Compared with our previous efforts to tackle our problems with a classical segmentation pipeline in MATLAB; 1.5 weeks for annotation, python coding, setup, and training is ridiculously fast.

Finally I gave the larger volume a try:

from __future__ import print_function, unicode_literals, absolute_import, division
import sys, os
import numpy as np
import matplotlib.pyplot as plt
%matplotlib inline
%config InlineBackend.figure_format = 'retina'

from glob import glob
from tifffile import imread
from csbdeep.utils import Path, normalize

from stardist import random_label_cmap
from stardist.models import StarDist3D

np.random.seed(6)
lbl_cmap = random_label_cmap()

model = StarDist3D(None, name='stardist', basedir='models')

# contains only a single tif stack:
X = glob('largedatasets/*.tif') 
X = list(map(imread, X)

X= [normalize(x, 1,99.8) for x in X]

print(X[0].shape)
# returns (290, 1024, 1024)

labels= model.predict(X[0], n_tiles=(3, 11, 11))

(Heavily inspired by the corresponding stardist example notebook)

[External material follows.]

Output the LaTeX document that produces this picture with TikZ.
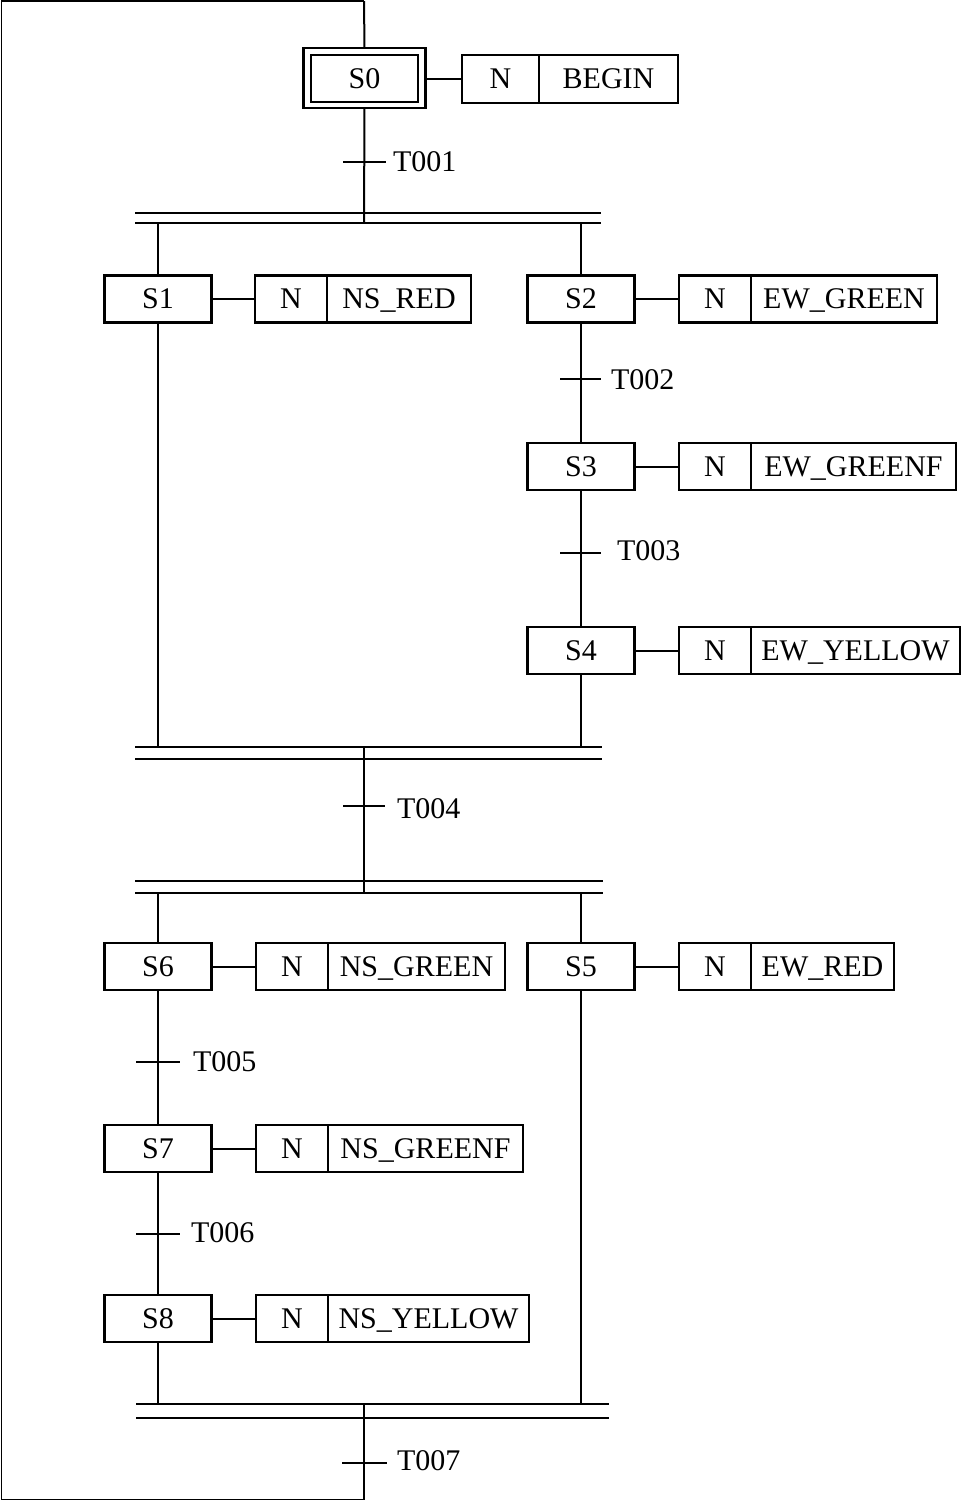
\documentclass[tikz,border=0pt]{standalone}
\usepackage{fontspec}
\setmainfont{Liberation Serif}
\begin{document}
\begin{tikzpicture}[x=0.5pt,y=-0.5pt,
  every node/.style={font=\fontsize{15}{18}\selectfont, inner sep=0pt, outer sep=0pt, text height=9.9pt, text depth=0pt},
  box/.style={draw, line width=1.4pt, minimum height=47*0.5pt},
  bw/.style={minimum width=#1*0.5pt},
  conn/.style={line width=1pt},
  bar/.style={line width=0.9pt},
  tickline/.style={line width=1pt},
  loopline/.style={line width=0.75pt},
  lbl/.style={anchor=west}
]
\useasboundingbox (0,0) rectangle (962,1501);

% ---- steps ----
\node[box,bw=107] (S0) at (364.5,78.5) {S0};
\node[box,bw=122,minimum height=60*0.5pt] (S0f) at (364.5,78) {};
\node[box,bw=107] (S1) at (158,299) {S1};
\node[box,bw=107] (S2) at (581,299) {S2};
\node[box,bw=107] (S3) at (581,466.5) {S3};
\node[box,bw=107] (S4) at (581,650.5) {S4};
\node[box,bw=107] (S6) at (158,966.5) {S6};
\node[box,bw=107] (S5) at (581,966.5) {S5};
\node[box,bw=107] (S7) at (158,1148.5) {S7};
\node[box,bw=107] (S8) at (158,1318.5) {S8};

% ---- actions ----
\node[box,bw=77,anchor=west,minimum height=48*0.5pt] (N0) at (462,79) {N};
\node[box,bw=139,anchor=west,minimum height=48*0.5pt] (A0) at (N0.east) {BEGIN};
\node[box,bw=72,anchor=west] (N1) at (255,299) {N};
\node[box,bw=144,anchor=west] (A1) at (N1.east) {NS\_RED};
\node[box,bw=72,anchor=west] (N2) at (679,299) {N};
\node[box,bw=186,anchor=west] (A2) at (N2.east) {EW\_GREEN};
\node[box,bw=72,anchor=west] (N3) at (679,466.5) {N};
\node[box,bw=205,anchor=west] (A3) at (N3.east) {EW\_GREENF};
\node[box,bw=72,anchor=west] (N4) at (679,650.5) {N};
\node[box,bw=209,anchor=west] (A4) at (N4.east) {EW\_YELLOW};
\node[box,bw=72,anchor=west] (N6) at (256,966.5) {N};
\node[box,bw=177,anchor=west] (A6) at (N6.east) {NS\_GREEN};
\node[box,bw=72,anchor=west] (N5) at (679,966.5) {N};
\node[box,bw=143,anchor=west] (A5) at (N5.east) {EW\_RED};
\node[box,bw=72,anchor=west] (N7) at (256,1148.5) {N};
\node[box,bw=195,anchor=west] (A7) at (N7.east) {NS\_GREENF};
\node[box,bw=72,anchor=west] (N8) at (256,1318.5) {N};
\node[box,bw=201,anchor=west] (A8) at (N8.east) {NS\_YELLOW};

% ---- step-action links ----
\draw[conn] (S0f.east |- N0.west) -- (N0.west);
\foreach \s/\n in {S1/N1,S2/N2,S3/N3,S4/N4,S6/N6,S5/N5,S7/N7,S8/N8}
  \draw[conn] (\s.east) -- (\n.west);

% ---- bars ----
\draw[bar] (135,213) -- (601,213);
\draw[bar] (135,223) -- (601,223);
\draw[bar] (135,747) -- (602,747);
\draw[bar] (135,759) -- (602,759);
\draw[bar] (135,881) -- (603,881);
\draw[bar] (135,893) -- (603,893);
\draw[bar] (136,1404) -- (609,1404);
\draw[bar] (136,1418) -- (609,1418);

% ---- bar coordinates ----
\coordinate (b1c) at (364,223);
\coordinate (b1l) at (158,223);
\coordinate (b1r) at (581,223);
\coordinate (b2l) at (158,747);
\coordinate (b2r) at (581,747);
\coordinate (b2c) at (364,747);
\coordinate (b3c) at (364,893);
\coordinate (b3l) at (158,893);
\coordinate (b3r) at (581,893);
\coordinate (b4l) at (158,1404);
\coordinate (b4r) at (581,1404);
\coordinate (b4c) at (364,1404);
\coordinate (bot) at (364,1499.5);
\coordinate (top) at (364,1);
\coordinate (cbl) at (1.5,1499.5);
\coordinate (ctl) at (1.5,1);

% ---- vertical connectors ----
\draw[conn] (S0f.south) -- (b1c);
\draw[conn] (b1l) -- (S1.north);
\draw[conn] (b1r) -- (S2.north);
\draw[conn] (S1.south) -- (b2l);
\draw[conn] (S2.south) -- (S3.north);
\draw[conn] (S3.south) -- (S4.north);
\draw[conn] (S4.south) -- (b2r);
\draw[conn] (b2c) -- (b3c);
\draw[conn] (b3l) -- (S6.north);
\draw[conn] (b3r) -- (S5.north);
\draw[conn] (S6.south) -- (S7.north);
\draw[conn] (S7.south) -- (S8.north);
\draw[conn] (S8.south) -- (b4l);
\draw[conn] (S5.south) -- (b4r);
\draw[conn] (b4c) -- (bot);
\draw[conn] (top) -- (S0f.north);
\draw[loopline] (bot) -- (cbl) -- (ctl) -- (top);

% ---- transitions ----
\draw[tickline] (343,162) -- (386,162);
\node[lbl] (T1) at (393,162) {T001};
\draw[tickline] (560,379) -- (601,379);
\node[lbl] (T2) at (611,380) {T002};
\draw[tickline] (560,553) -- (601,553);
\node[lbl] (T3) at (617,551) {T003};
\draw[tickline] (343,806) -- (385,806);
\node[lbl] (T4) at (397,809) {T004};
\draw[tickline] (136,1062) -- (180,1062);
\node[lbl] (T5) at (193,1062) {T005};
\draw[tickline] (136,1234) -- (180,1234);
\node[lbl] (T6) at (191,1233) {T006};
\draw[tickline] (342,1463) -- (387,1463);
\node[lbl] (T7) at (397,1461) {T007};
\end{tikzpicture}
\end{document}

Shortly after the final progress bar reaches 100%, the #jupyter kernel dies and all labels are lost … :cry:

My questions so far:

  • Has anyone an idea what could cause the kernel to crash?
  • Has anyone seen over-segmentation like the one shown above and knows how to deal with it? (Would be awesome if we could eliminate this without post-processing or - even worst - by annotating more training data)
  • (Are there other improvements possible?)

Eric

I would ping @mweigert and @uschmidt83 to get opinions from the experts. Though perhaps changing the NMS threshold yourself might help with the over segmentation. It’s a value in the exported .json file if I’m not mistaken.

Regarding the dying Kernel, my suggestion is to try it in plain old Python and see if you get some more explicit errors there.

Also try the prediction without GPU to see if that works. You don’t need mental GPU power for prediction, and it’ll give your access to all the RAM in your machine.

1 Like

Hi oburri,

thank you for the quick answer!

I ran the program above line-by-line in the terminal to check my assumptions. Besides issues with the input data, I notices that I really should use the line

labels, _ = model.predict_instances(X[0])

for prediction.

When I run this line, I receive the following warning (?) messages:

2020-03-08 14:43:37.425140: W tensorflow/core/framework/allocator.cc:107] Allocation of 38788923392 exceeds 10% of system memory.
2020-03-08 14:44:17.288381: W tensorflow/core/framework/allocator.cc:107] Allocation of 38788923392 exceeds 10% of system memory.
2020-03-08 14:44:40.044527: W tensorflow/core/framework/allocator.cc:107] Allocation of 38788923392 exceeds 10% of system memory.
2020-03-08 14:44:40.044588: W tensorflow/core/framework/allocator.cc:107] Allocation of 38788923392 exceeds 10% of system memory.
2020-03-08 14:45:01.654185: W tensorflow/core/framework/allocator.cc:107] Allocation of 38788923392 exceeds 10% of system memory.

Qhull output at end
Qhull precision warning: repartition point p53 from f328 as a outside point above a hidden facet f228 dist 0.0004 nearest vertices 0.064

Qhull output at end
Qhull precision warning: repartition point p34 from f276 as a outside point above a hidden facet f166 dist 2.8e-07 nearest vertices 0.029

These messages however do not seem to noticeably affect the labels.

This evening I will probably test on larger GPUs since it really looks like a memory issue.

Eric

I tested again with jupyter notebook:

Even on a 32 GB GPU (Tesla V100) I need tiling to predict the (290, 1024, 1024) px volume. For me

labels, _ = model.predict_instances(X[0], n_tiles=(2, 2, 3))

worked fine. Further I needed approx 135 GB RAM for the instance calculations. The instance calculations on the CPU took longer (approx 5:43min) than the distance and probability predictions on the GPU (approx 3:23min).

Given enough RAM, I probably can use the smaller GPUs.

The problem with the over-segmentation remains.

Concerning the RAM issues:

Hi Eric, I’m glad that you’re somewhat happy with the results.

In some sense, StarDist wasn’t really designed for rod-shaped objects, but it seems to do a reasonable job. I’m not really surprised about the over-segmentation. Ideas to make this problem less severe:

  • I can see that the partial segments have “pointy” ends, which is likely due to there not being enough rays to produce a smooth shape. Try increase the number of rays, e.g. double to 196 and see if that helps at all. (I know this is problematic memory-wise. Try using a big GPU for that test.)
  • Try setting backbone='unet' and unet_n_depth=3 in the Config, because the ResNet might not have a large enough receptive field to see the entire object shape.
  • As @oburri suggested, experiment with smaller (~0.1) and larger (~0.7) values of nms_thresh for predict_instances. This will likely not solve the problem, but may give you options as to which kinds of mistakes you can deal better with later on.
  • What kind of data augmentation did you use? This might have a big effect on the results.

The messages are quite normal.

The non-maximum suppression on the CPU can require quite a lot of memory and compute time if there are a lot of object “candidates”. It is typically the limiting factor for densely-packed 3D images.
To make this problem less severe, we are currently developing a way to do that computation in overlapping blocks (see here for more details).

Sorry for the late reply, I’ve been traveling last week.

Best,
Uwe

1 Like